Bad news is hard to receive.  And it’s hard to give.  Every time I gave the bad news, I felt bad for the person I was talking to.  And I felt bad again for me.  There could be short periods of normalcy in between phone calls to family.  Then the stress would come back again – the fear, disappointment (that’s way too mild), worry, thoughts about how this would change my plans and my life.  We contacted our families and some friends, but of course, not all.  I’m very grateful for the Caring Bridge to relay information, so I won’t have to suffer through telling things over and over. 

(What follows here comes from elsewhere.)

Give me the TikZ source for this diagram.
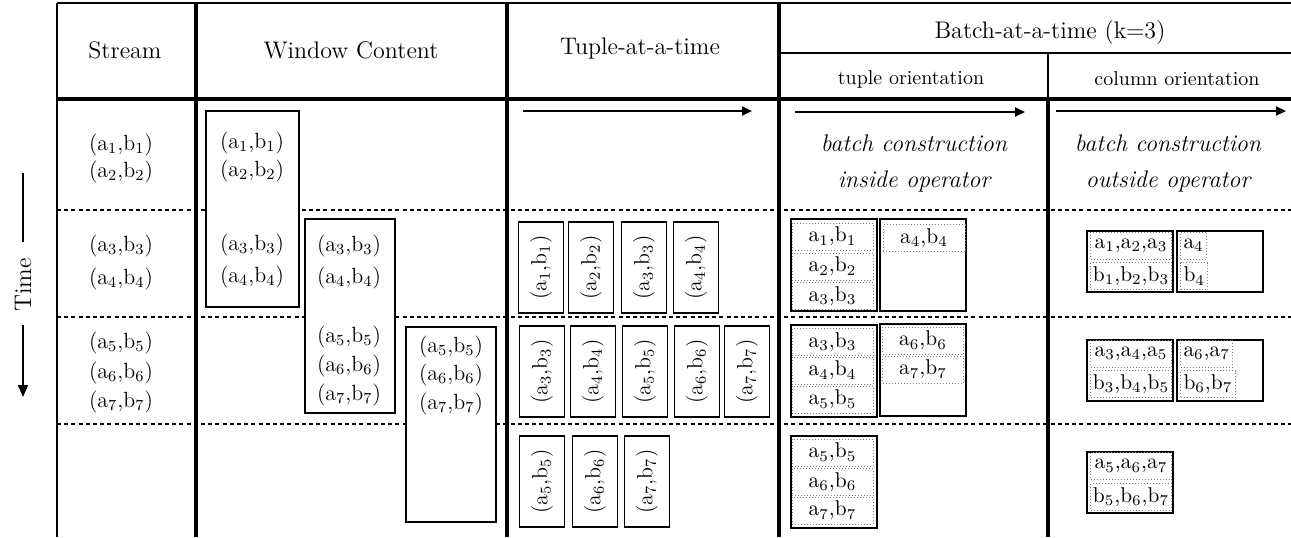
\documentclass[tikz,border=0pt]{standalone}
\usetikzlibrary{arrows.meta}
\newcommand{\TPl}[1]{(a\textsubscript{#1},b\textsubscript{#1})}
\newcommand{\ABc}[1]{a\textsubscript{#1},b\textsubscript{#1}}
\newcommand{\Sq}[4]{#1\textsubscript{#2},#1\textsubscript{#3},#1\textsubscript{#4}}
\begin{document}
\begin{tikzpicture}[x=0.5pt,y=-0.5pt,
  every node/.style={font=\fontsize{11}{13}\selectfont, inner sep=0pt},
  hdr/.style={font=\fontsize{12}{14}\selectfont},
  subhdr/.style={font=\fontsize{10}{12}\selectfont},
  itl/.style={font=\fontsize{12}{18}\selectfont\itshape, align=center},
  thickline/.style={line width=1.6pt},
  thinline/.style={line width=0.9pt},
  rowsep/.style={line width=0.9pt, dash pattern=on 2pt off 1.6pt},
  wbox/.style={draw, line width=0.9pt, fill=white},
  tbox/.style={draw, line width=0.9pt, fill=white, rotate=90, minimum width=45.5pt, minimum height=22.5pt},
  bbox/.style={draw, line width=1pt, minimum width=43pt, minimum height=46pt},
  cbox/.style={draw, line width=1pt, minimum width=43pt, minimum height=30.5pt},
  cell/.style={draw=gray, densely dotted, line width=0.5pt, font=\fontsize{10.7}{12}\selectfont, minimum height=13.5pt},
  tcell/.style={cell, minimum width=40.5pt},
  ccell/.style={cell, minimum width=40.5pt},
  bcell/.style={cell, inner xsep=1.5pt, anchor=west},
  arr/.style={line width=0.9pt, -{Triangle[length=5pt,width=4.5pt]}},
]
\useasboundingbox (0,0) rectangle (1291,537);

% row separators
\foreach \y in {210,317,424} \draw[rowsep] (57,\y) -- (1291,\y);

% rules
\draw[thinline] (57,3) -- (1291,3);
\draw[thinline] (57,3) -- (57,537);
\draw[thickline] (196,3) -- (196,537);
\draw[thickline] (507,3) -- (507,537);
\draw[thickline] (779,3) -- (779,537);
\draw[thinline] (779,53) -- (1291,53);
\draw[line width=0.7pt] (1048,53) -- (1048,99);
\draw[thickline] (1048,99) -- (1048,537);
\draw[thickline] (57,99) -- (1291,99);

% headers
\node[hdr] (hs) at (125,50) {Stream};
\node[hdr] (hw) at (351,50) {Window Content};
\node[hdr] (ht) at (640,48) {Tuple-at-a-time};
\node[hdr] (hb) at (1050,33) {Batch-at-a-time (k=3)};
\node[subhdr] (hto) at (911,79) {tuple orientation};
\node[subhdr] (hco) at (1177,79) {column orientation};

% time arrow
\node[hdr, rotate=90] (time) at (23,285) {Time};
\coordinate (t0) at (23,173);
\coordinate (t1) at (23,397);
\draw[thinline] (t0) -- ([yshift=8pt]time.east);
\draw[thinline, -{Triangle[length=6pt,width=5pt]}] ([yshift=-6.5pt]time.west) -- (t1);

% stream
\node (s1) at (121,145) {\TPl{1}};
\node (s2) at (121,172) {\TPl{2}};
\node (s3) at (121,246) {\TPl{3}};
\node (s4) at (121,279) {\TPl{4}};
\node (s5) at (121,343) {\TPl{5}};
\node (s6) at (121,373) {\TPl{6}};
\node (s7) at (121,402) {\TPl{7}};

% window content
\node[wbox, minimum width=46.5pt, minimum height=98pt] (w1) at (252.5,209) {};
\node[wbox, minimum width=45pt, minimum height=97pt] (w2) at (350,316) {};
\node[wbox, minimum width=45pt, minimum height=97.5pt] (w3) at (451,424.5) {};
\node (w11) at (252,143) {\TPl{1}};
\node (w12) at (252,171) {\TPl{2}};
\node (w13) at (252,245) {\TPl{3}};
\node (w14) at (252,277) {\TPl{4}};
\node (w23) at (349,246) {\TPl{3}};
\node (w24) at (349,278) {\TPl{4}};
\node (w25) at (349,337) {\TPl{5}};
\node (w26) at (349,366) {\TPl{6}};
\node (w27) at (349,395) {\TPl{7}};
\node (w35) at (451,347) {\TPl{5}};
\node (w36) at (451,375) {\TPl{6}};
\node (w37) at (451,404) {\TPl{7}};

% tuple-at-a-time
\coordinate (ta0) at (523,111); \coordinate (ta1) at (752,111);
\draw[arr] (ta0) -- (ta1);
\node[tbox] (t21) at (541,267.5) {\TPl{1}};
\node[tbox] (t22) at (591,267.5) {\TPl{2}};
\node[tbox] (t23) at (644,267.5) {\TPl{3}};
\node[tbox] (t24) at (696,267.5) {\TPl{4}};
\node[tbox] (t33) at (542,371.5) {\TPl{3}};
\node[tbox] (t34) at (593,371.5) {\TPl{4}};
\node[tbox] (t35) at (645,371.5) {\TPl{5}};
\node[tbox] (t36) at (697,371.5) {\TPl{6}};
\node[tbox] (t37) at (747,371.5) {\TPl{7}};
\node[tbox] (t45) at (542,481.5) {\TPl{5}};
\node[tbox] (t46) at (595,481.5) {\TPl{6}};
\node[tbox] (t47) at (647,481.5) {\TPl{7}};

% batch: tuple orientation
\coordinate (ba0) at (795,112); \coordinate (ba1) at (1025,112);
\draw[arr] (ba0) -- (ba1);
\node[itl] (bti) at (914,163) {batch construction\\inside operator};
\node[bbox] (bA2) at (834,265) {};
\node[bbox] (bB2) at (923,265) {};
\node[tcell] (x21) at (832.5,236.5) {\ABc{1}};
\node[tcell] (x22) at (832.5,266.5) {\ABc{2}};
\node[tcell] (x23) at (832.5,296) {\ABc{3}};
\node[tcell, minimum width=41pt] (x24) at (924,238) {\ABc{4}};
\node[bbox] (bA3) at (834,371) {};
\node[bbox] (bB3) at (923,370) {};
\node[tcell] (x33) at (832.5,342) {\ABc{3}};
\node[tcell] (x34) at (832.5,370.5) {\ABc{4}};
\node[tcell] (x35) at (832.5,399.5) {\ABc{5}};
\node[tcell] (x36) at (923,340.5) {\ABc{6}};
\node[tcell] (x37) at (923,369.5) {\ABc{7}};
\node[bbox] (bA4) at (834,481.5) {};
\node[tcell] (x45) at (832.5,452.5) {\ABc{5}};
\node[tcell] (x46) at (832.5,482) {\ABc{6}};
\node[tcell] (x47) at (832.5,510.5) {\ABc{7}};

% batch: column orientation
\coordinate (ca0) at (1056,111); \coordinate (ca1) at (1286,111);
\draw[arr] (ca0) -- (ca1);
\node[itl] (bco) at (1168,163) {batch construction\\outside operator};
\node[cbox] (cA2) at (1130,261.5) {};
\node[cbox] (cB2) at (1220,261.5) {};
\node[ccell] (y21) at (1131,245.5) {\Sq{a}{1}{2}{3}};
\node[ccell] (y22) at (1131,276) {\Sq{b}{1}{2}{3}};
\node[bcell] (y23) at (1180,245.5) {a\textsubscript{4}};
\node[bcell] (y24) at (1180,276) {b\textsubscript{4}};
\node[cbox] (cA3) at (1130,370) {};
\node[cbox] (cB3) at (1220,370) {};
\node[ccell] (y31) at (1131,353.5) {\Sq{a}{3}{4}{5}};
\node[ccell] (y32) at (1131,384) {\Sq{b}{3}{4}{5}};
\node[bcell] (y33) at (1180,353.5) {a\textsubscript{6},a\textsubscript{7}};
\node[bcell] (y34) at (1180,384) {b\textsubscript{6},b\textsubscript{7}};
\node[cbox] (cA4) at (1130,482.5) {};
\node[ccell] (y41) at (1131,466) {\Sq{a}{5}{6}{7}};
\node[ccell] (y42) at (1131,497) {\Sq{b}{5}{6}{7}};
\end{tikzpicture}
\end{document}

I feel confident that I will get great care at the Billings Clinic, and I’m sure I’ll make it through.  It won’t be easy, but life isn’t.  I guess there’s a chance I won’t make it.  Two of my sisters died from breast cancer.  Unfortunately, they had it early in their lives, and it was aggressive, especially for Tammie.  There has been a lot of research and development in breast cancer in the 14 years since she died.  I have a much better chance.  I’m grateful for the trials she went through that advanced research in treatment.  Stephie was lucky enough to be in remission for 20+ years.  She died at 60 yrs and 4 months.  I’m already past that, and I’m very healthy!  I’ll make it.

I appreciate all of your prayers.  I have a loving, supportive husband, family, and friends and access to good health care. 

Next Monday is my first appointment.  David is coming with me.  Thankfully, we are both retired and have time for this interruption in our lives.  Thankfully, I have medical insurance. 

That’s all for now, folks.  Please keep the prayers coming.